Dissertation Abstract

The Predictive Value of Selected Stressors and Social Support on Burnout in Radiation Therapists

Publication Number:  AAT9947540
Author:  Adams, Robert
School:  North Carolina State University
Date:  1999
Pages:  99
Subject:  Radiation Therapy, Workplace

Burnout represents a danger to the mental and physical health of human service workers. Burnout often diminishes the quality and efficiency of service provided by workers and as such, represents a danger to service recipients and employers. Studies have demonstrated that human service workers who report high levels of job stress and low levels of social support are more likely to experience burnout.

Radiation therapists are subject to considerable individual, interpersonal, and organizational stresses, and report high levels of burnout. In the present study, relationships between stress, burnout, and social support were examined. Both work and non-work sources of stress were evaluated through a random sample of 1,200 radiation therapists working full-time throughout the United States.

Subjects reported high levels of individual, interpersonal, and organizational stress coupled with high levels of emotional exhaustion, depersonalization, and decreased sense of personal accomplishment relative to norms. Higher levels of burnout were associated with higher levels of stress and lower levels of social support.

The findings of the present study warrant further research, and suggest that implementation of intervention programs could have wide ranging benefits for radiation therapy facilities.
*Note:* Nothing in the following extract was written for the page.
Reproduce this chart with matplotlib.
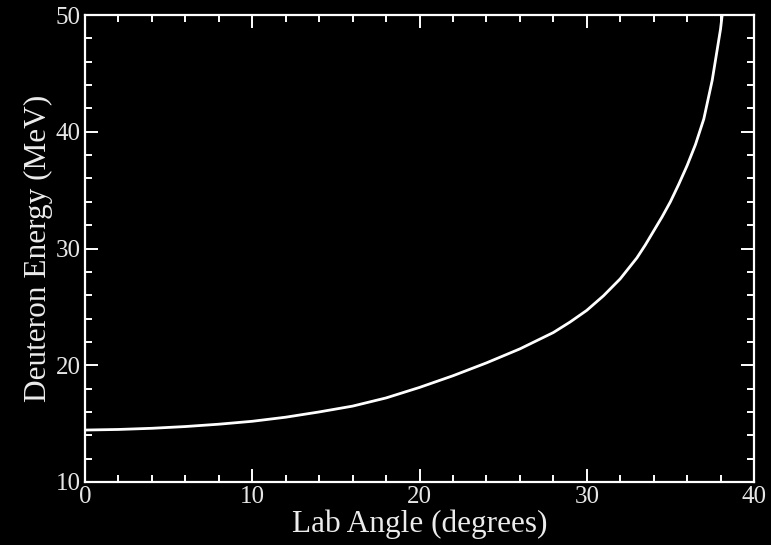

The radiation therapists who report high levels of stress and burnout have the potential to benefit most from interventional programs.

Employers stand to benefit as well, in light of previous research relating employee stress and burnout to increased tardiness, turnover rate, and decreased productivity.

Finally, the 1.2 million people in the United States currently receiving cancer therapy as well as all future cancer patients, may benefit from the improved quality of care and increased productivity which accompanies a decrease in staff stress and burnout.